NEW YORK -- Units of private equity giant Blackstone Group LP, which holds investments in media and entertainment companies, jumped more than 20% in their stock market debut Friday as more of the firm's peers are understood to be considering initial public offerings.

PE groups have become a big force in acquisitions, including in the media and entertainment sector, in recent years, and the Blackstone IPO and the recent market debut of Fortress are putting a further spotlight on the PE sector.

Kohlberg Kravis Roberts and other Blackstone peers are understood to be looking at IPOs already.

However, Wall Street observers said Friday that they expect no real impact from such IPOs on the media companies the PE groups own or potential dealmaking in the entertainment space.

After pricing at $31 per unit, Blackstone's stock rose as high as $38 in intraday trading on the New York Stock Exchange before closing up 13.1% at $35.06.

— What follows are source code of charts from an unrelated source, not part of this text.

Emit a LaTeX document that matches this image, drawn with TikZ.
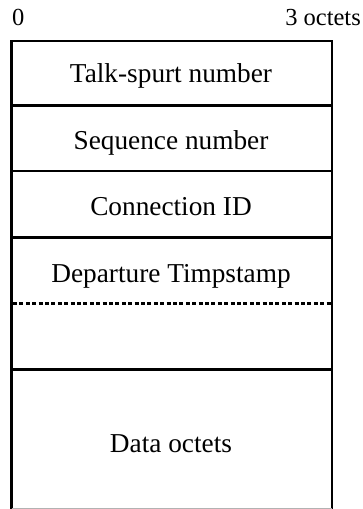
\documentclass[tikz,border=0pt]{standalone}
\usepackage{fontspec}
\setmainfont{Liberation Serif}
\begin{document}
\begin{tikzpicture}[x=1pt,y=-1pt,
  field/.style={anchor=base,inner sep=0pt,font=\fontsize{27.3}{30}\selectfont},
  toplabel/.style={anchor=base,inner sep=0pt,font=\fontsize{24.5}{28}\selectfont},
  rule/.style={line width=2.8pt,line cap=rect},
  dotrule/.style={line width=3pt,dash pattern=on 4pt off 2.4pt},
  side/.style={line width=2.8pt}]
\useasboundingbox (0,0) rectangle (363,509);
% labels
\node[toplabel,anchor=base west] (zero) at (12,25) {0};
\node[toplabel,anchor=base east] (three) at (361,25) {3 octets};
% frame
\coordinate (tl) at (11.7,41);
\coordinate (tr) at (332,41);
\coordinate (bl) at (11.7,509);
\coordinate (br) at (332,509);
\draw[side] (tl) -- (bl);
\draw[side] (tr) -- (br);
\draw[rule] (tl) -- (tr);
\draw[rule] (11.7,105.5) -- (332,105.5);
\draw[rule] (11.7,171) -- (332,171);
\draw[rule] (11.7,237.5) -- (332,237.5);
\draw[dotrule] (13,303.5) -- (332,303.5);
\draw[rule] (11.7,369.5) -- (332,369.5);
\draw[gray!60,line width=1pt] (11.7,508.3) -- (332,508.3);
% fields
\node[field] (ts) at (171,82) {Talk-spurt number};
\node[field] (sn) at (171,149) {Sequence number};
\node[field] (cid) at (171,215) {Connection ID};
\node[field] (dt) at (171,282) {Departure Timpstamp};
\node[field] (data) at (171,452.5) {Data octets};
\end{tikzpicture}
\end{document}
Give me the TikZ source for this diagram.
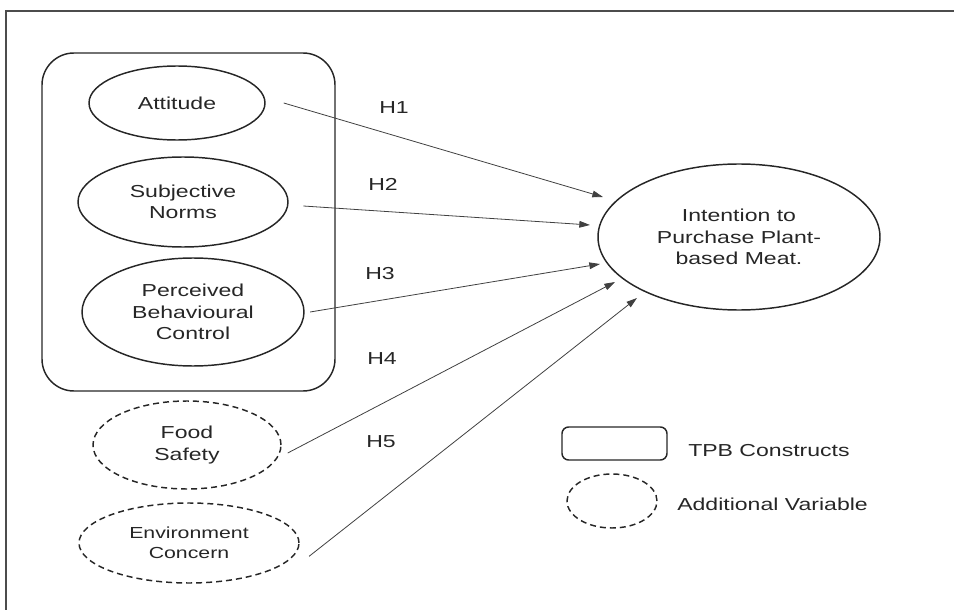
\documentclass[tikz,border=0pt]{standalone}
\usepackage{fontspec}
\setmainfont{Liberation Sans}[FakeStretch=1.33]
\usetikzlibrary{shapes.geometric,arrows.meta}

\tikzset{
  construct/.style={draw=black!85, ellipse, line width=1.1pt, inner sep=0pt, align=center},
  extra/.style={construct, dash pattern=on 4.5pt off 3pt},
  hyp/.style={draw=black!75, line width=0.6pt, -{Triangle[length=8pt,width=5pt]}},
  label/.style={inner sep=0pt}
}

\begin{document}
\begin{tikzpicture}[x=0.75pt,y=0.75pt,yscale=-1,xscale=1,font=\fontsize{13}{16}\selectfont,text=black!85]
\useasboundingbox (0,0) rectangle (954,610);

%Frame
\draw [black!70, line width=1.5pt] (954,11) -- (6,11) -- (6,610) ;

%Shape: Rounded Rect (TPB constructs)
\draw [black!85, line width=1.1pt, rounded corners=24pt] (42,53) rectangle (335,391) ;

%Shape: Ellipse
\node [construct, minimum width=132pt, minimum height=55.5pt] (att) at (177,103) {Attitude};
%Shape: Ellipse
\node [construct, minimum width=157.5pt, minimum height=67.5pt] (sn) at (183,202) {Subjective\\Norms};
%Shape: Ellipse
\node [construct, minimum width=166.5pt, minimum height=81pt] (pbc) at (193,312) {Perceived\\Behavioural\\Control};
%Shape: Ellipse
\node [extra, minimum width=141pt, minimum height=66pt] (fs) at (187,445) {Food\\Safety};
%Shape: Ellipse
\node [extra, minimum width=165pt, minimum height=60pt, font=\fontsize{12}{15}\selectfont] (ec) at (189,543) {Environment\\Concern};
%Shape: Ellipse
\node [construct, minimum width=211.5pt, minimum height=109.5pt] (pi) at (739,237) {Intention to\\Purchase Plant-\\based Meat.};

%Arrow tips
\coordinate (t1) at (603,197);
\coordinate (t2) at (590,225);
\coordinate (t3) at (600,264);
\coordinate (t4) at (615,282);
\coordinate (t5) at (637,298);

%Straight Lines
\draw [hyp] ([xshift=13.5pt]att.east) -- (t1) ;
\draw [hyp] ([xshift=11pt,yshift=3pt]sn.east) -- (t2) ;
\draw [hyp] ([xshift=4pt]pbc.east) -- (t3) ;
\draw [hyp] ([xshift=4.5pt,yshift=6pt]fs.east) -- (t4) ;
\draw [hyp] ([xshift=7pt,yshift=10pt]ec.east) -- (t5) ;

% Text Node
\node [label] (h1) at (394,108) {H1};
% Text Node
\node [label] (h2) at (383,184) {H2};
% Text Node
\node [label] (h3) at (380,274) {H3};
% Text Node
\node [label] (h4) at (382,359) {H4};
% Text Node
\node [label] (h5) at (381,442) {H5};

%Legend
\draw [black!85, line width=1.1pt, rounded corners=5pt] (562,427) rectangle (667,460) ;
\node [extra, minimum width=67.5pt, minimum height=40.5pt] (key) at (612,501) {};
% Text Node
\node [label, anchor=west] (tpb) at (688,451) {TPB Constructs};
% Text Node
\node [label, anchor=west] (add) at (677,504) {Additional Variable};

\end{tikzpicture}
\end{document}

The $4.23 billion initial public offering was the largest U.S. float in five years and the sixth-biggest of all time.

Blackstone's media investments include the Nielsen Co., the parent of The Hollywood Reporter and radio station group Cumulus Media Partners, among others.

"I doubt that PE firms going public will have any important effect on media and entertainment acquisitions," said Hal Vogel, president of Vogel Capital Management and a longtime media industry analyst. "Everything that's available is already known, and there is plenty of money (these guys have) even without public offerings."

Miller Tabak + Co. analyst David Joyce said, "The PE firms going public will typically be allowing investors to participate in their specific firms' operations," they will not be disclosing operational or financial metrics of the companies in their investment funds, "so there is no impact on information on the media companies that will come out of this PE IPO phase."

However, the PE firms are going public to have access to additional long-term, stable capital, according to Wall Street observers.